Just how important is this to Mercedes? It plans to spend about $8-billion, just more than half of its R&D budget over the next two years, on “fuel economy technology.”
It’s one thing to implement the connected technologies Millennials want, but it’s another to put it all in a package that they want to use. That’s all part of Mercedes’ ever-evolving user experience, one that includes adding features but limiting the number of buttons on the center stack and steering wheel to make them all easier than ever to use. It also means improved machine learning, where the vehicle adjusts to a driver’s habits to predict and prepare for all eventualities.

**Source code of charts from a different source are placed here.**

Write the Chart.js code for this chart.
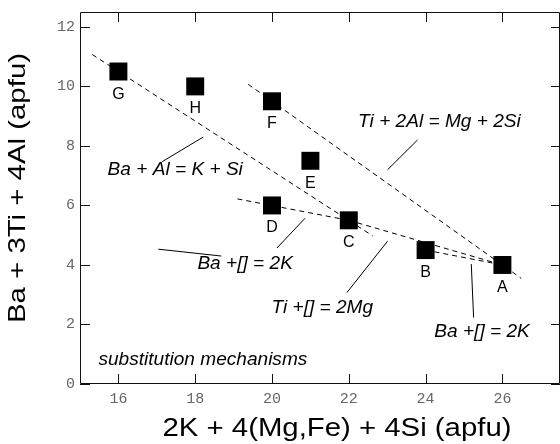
<!DOCTYPE html>
<html>
<head>
<meta charset="utf-8">
<script src="https://cdn.jsdelivr.net/npm/chart.js@4.4.0/dist/chart.umd.min.js"></script>
<style>
  html, body { margin: 0; padding: 0; background: #fff; }
  canvas { display: block; }
</style>
</head>
<body>
<canvas id="chart" width="560" height="444"></canvas>
<script>
// Samples A-H
const sampleNames = ['A', 'B', 'C', 'D', 'E', 'F', 'G', 'H'];
const sampleX = [26, 24, 22, 20, 21, 20, 16, 18];
const sampleY = [4, 4.5, 5.5, 6, 7.5, 9.5, 10.5, 10];

// Substitution vectors (dashed), end points
const baAlX = [15.32, 22.62];
const baAlY = [11.07, 4.98];
const tiAlX = [19.38, 26.49];
const tiAlY = [10.07, 3.55];
const baVacLeftX = [19.1, 22];
const baVacLeftY = [6.22, 5.5];
const tiVacX = [22, 26];
const tiVacY = [5.5, 4];
const baVacRightX = [24, 26];
const baVacRightY = [4.5, 4];

// Leader lines from the labels to the vectors
const leadTiAlX = [23.79, 23.01];
const leadTiAlY = [8.2, 7.2];
const leadBaAlX = [18.21, 17.14];
const leadBaAlY = [8.3, 7.47];
const leadBaVacAX = [17.04, 18.68];
const leadBaVacAY = [4.53, 4.3];
const leadBaVacBX = [20.86, 20.13];
const leadBaVacBY = [5.57, 4.57];
const leadTiVacX = [23.01, 21.95];
const leadTiVacY = [4.8, 3.07];
const leadBaVacCX = [25.19, 25.25];
const leadBaVacCY = [4.03, 2.23];

const xTicks = [16, 18, 20, 22, 24, 26];
const yTicks = [0, 2, 4, 6, 8, 10, 12];

// Annotation texts, anchored in data units (baseline)
const notes = [
    { text: 'Ti + 2Al = Mg + 2Si', x: 24.36, y: 8.63, align: 'center' },
    { text: 'Ba + Al = K + Si', x: 17.48, y: 7.03, align: 'center' },
    { text: 'Ba +[] = 2K', x: 19.30, y: 3.87, align: 'center' },
    { text: 'Ti +[] = 2Mg', x: 21.31, y: 2.37, align: 'center' },
    { text: 'Ba +[] = 2K', x: 25.47, y: 1.57, align: 'center' },
    { text: 'substitution mechanisms', x: 15.48, y: 0.63, align: 'left' }
];

const SANS = '"Liberation Sans", Arial, Helvetica, sans-serif';
const MONO = '"Liberation Mono", "Courier New", monospace';

function toPoints(xs, ys) {
    return xs.map((x, i) => ({ x: x, y: ys[i] }));
}

function vector(xs, ys) {
    return {
        data: toPoints(xs, ys),
        showLine: true,
        borderColor: '#000',
        borderWidth: 1,
        borderDash: [5, 4],
        pointRadius: 0,
        fill: false
    };
}

function leader(xs, ys) {
    return {
        data: toPoints(xs, ys),
        showLine: true,
        borderColor: '#000',
        borderWidth: 1,
        pointRadius: 0,
        fill: false
    };
}

function stretchedText(ctx, text, x, y, sx, align) {
    ctx.save();
    ctx.translate(x, y);
    ctx.scale(sx, 1);
    ctx.textAlign = align;
    ctx.fillText(text, 0, 0);
    ctx.restore();
}

// Frame with inward ticks, sample letters, notes and axis titles
const decorations = {
    id: 'decorations',
    afterDatasetsDraw(chart) {
        const { ctx, chartArea: a, scales: { x, y } } = chart;
        ctx.save();

        ctx.strokeStyle = '#111';
        ctx.lineWidth = 1;
        ctx.beginPath();
        ctx.moveTo(a.left + 0.5, a.top + 0.5);
        ctx.lineTo(a.right - 0.5, a.top + 0.5);
        ctx.lineTo(a.right - 0.5, a.bottom - 0.5);
        ctx.lineTo(a.left + 0.5, a.bottom - 0.5);
        ctx.closePath();
        xTicks.forEach(v => {
            const px = Math.round(x.getPixelForValue(v)) + 0.5;
            ctx.moveTo(px, a.bottom);
            ctx.lineTo(px, a.bottom - 10);
            ctx.moveTo(px, a.top);
            ctx.lineTo(px, a.top + 10);
        });
        yTicks.forEach(v => {
            const py = Math.round(y.getPixelForValue(v)) + 0.5;
            ctx.moveTo(a.left, py);
            ctx.lineTo(a.left + 10, py);
            ctx.moveTo(a.right, py);
            ctx.lineTo(a.right - 9, py);
        });
        ctx.stroke();

        // sample letters under the squares
        ctx.fillStyle = '#000';
        ctx.font = '16px ' + SANS;
        ctx.textAlign = 'center';
        ctx.textBaseline = 'alphabetic';
        const meta = chart.getDatasetMeta(0);
        meta.data.forEach((pt, i) => {
            ctx.fillText(sampleNames[i], pt.x, pt.y + 27);
        });

        // substitution notes
        ctx.font = 'italic 18px ' + SANS;
        notes.forEach(n => {
            stretchedText(ctx, n.text, x.getPixelForValue(n.x), y.getPixelForValue(n.y), 1.06, n.align);
        });

        // axis titles
        ctx.font = '26px ' + SANS;
        const xTitle = '2K + 4(Mg,Fe) + 4Si (apfu)';
        stretchedText(ctx, xTitle, 337, 436, 349 / ctx.measureText(xTitle).width, 'center');

        ctx.font = '24px ' + SANS;
        const yTitle = 'Ba + 3Ti + 4Al (apfu)';
        const sy = 270 / ctx.measureText(yTitle).width;
        ctx.save();
        ctx.translate(25, 188);
        ctx.rotate(-Math.PI / 2);
        stretchedText(ctx, yTitle, 0, 0, sy, 'center');
        ctx.restore();

        ctx.restore();
    }
};

new Chart(document.getElementById('chart'), {
    type: 'scatter',
    data: {
        datasets: [
            {
                data: toPoints(sampleX, sampleY),
                pointStyle: 'rect',
                pointRadius: 12.7,
                backgroundColor: '#000',
                borderWidth: 0
            },
            vector(baAlX, baAlY),
            vector(tiAlX, tiAlY),
            vector(baVacLeftX, baVacLeftY),
            vector(tiVacX, tiVacY),
            vector(baVacRightX, baVacRightY),
            leader(leadTiAlX, leadTiAlY),
            leader(leadBaAlX, leadBaAlY),
            leader(leadBaVacAX, leadBaVacAY),
            leader(leadBaVacBX, leadBaVacBY),
            leader(leadTiVacX, leadTiVacY),
            leader(leadBaVacCX, leadBaVacCY)
        ]
    },
    options: {
        responsive: false,
        animation: false,
        events: [],
        layout: {
            autoPadding: false,
            padding: { top: 12, right: 0, left: 0, bottom: 0 }
        },
        plugins: {
            legend: { display: false },
            tooltip: { enabled: false }
        },
        scales: {
            x: {
                type: 'linear',
                min: 15,
                max: 27.5,
                afterBuildTicks: s => { s.ticks = xTicks.map(v => ({ value: v })); },
                afterFit: s => {
                    s.height = 60;
                    s.paddingLeft = 0;
                    s.paddingRight = 0;
                },
                grid: { display: false, drawTicks: false },
                border: { display: false },
                ticks: {
                    font: { family: MONO, size: 15 },
                    color: '#666',
                    padding: 6,
                    maxRotation: 0
                }
            },
            y: {
                type: 'linear',
                min: 0,
                max: 12.5,
                afterBuildTicks: s => { s.ticks = yTicks.map(v => ({ value: v })); },
                afterFit: s => {
                    s.width = 80;
                    s.paddingTop = 0;
                    s.paddingBottom = 0;
                },
                grid: { display: false, drawTicks: false },
                border: { display: false },
                ticks: {
                    font: { family: MONO, size: 15 },
                    color: '#666',
                    padding: 5
                }
            }
        }
    },
    plugins: [decorations]
});
</script>
</body>
</html>
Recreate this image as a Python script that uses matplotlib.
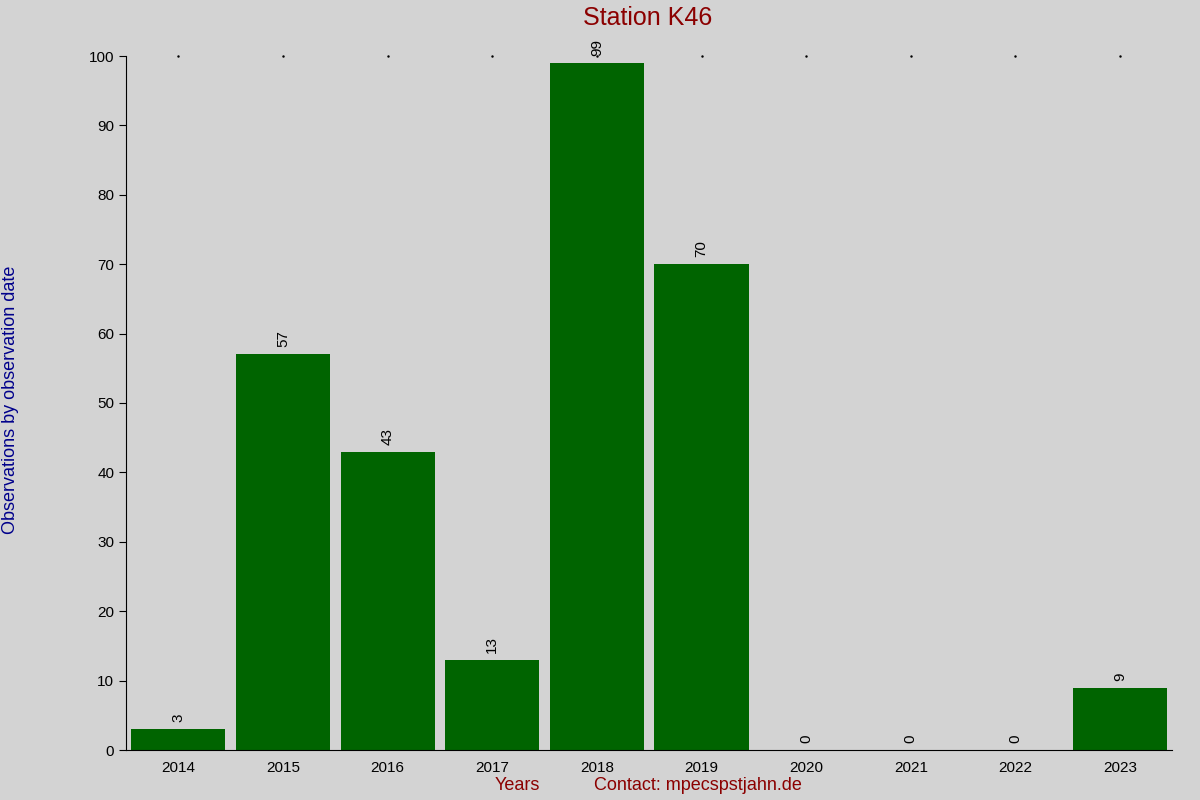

“We use machine learning to really understand what the user is doing in the car, is going to be doing in the car and from there simplifies the user interaction,” said Kal Mos, vice-president of connected car, user interaction and telematics at Mercedes-Benz Research & Development North America.
A perfect example of this is a driver’s morning ritual: Get in the car; adjust the climate control; choose a radio station; and set off to work.
“If you’re doing this every Monday … then after a few Mondays, the car should know that,” Mos said. “Then next time you the car is ready — it’s the right temperature, the right (radio) station that you always listen to.”
So Mercedes’ love for Millennials is pretty closely tied to its love of selling cars and SUVs. But, as one colleague put it, the automaker is doing all it can to avoid becoming the next Cadillac — a brand that, rightly or wrongly, a generation forgot. And, in an industry where it’s better to be proactive than reactive, there’s no time like the present to prepare for the future.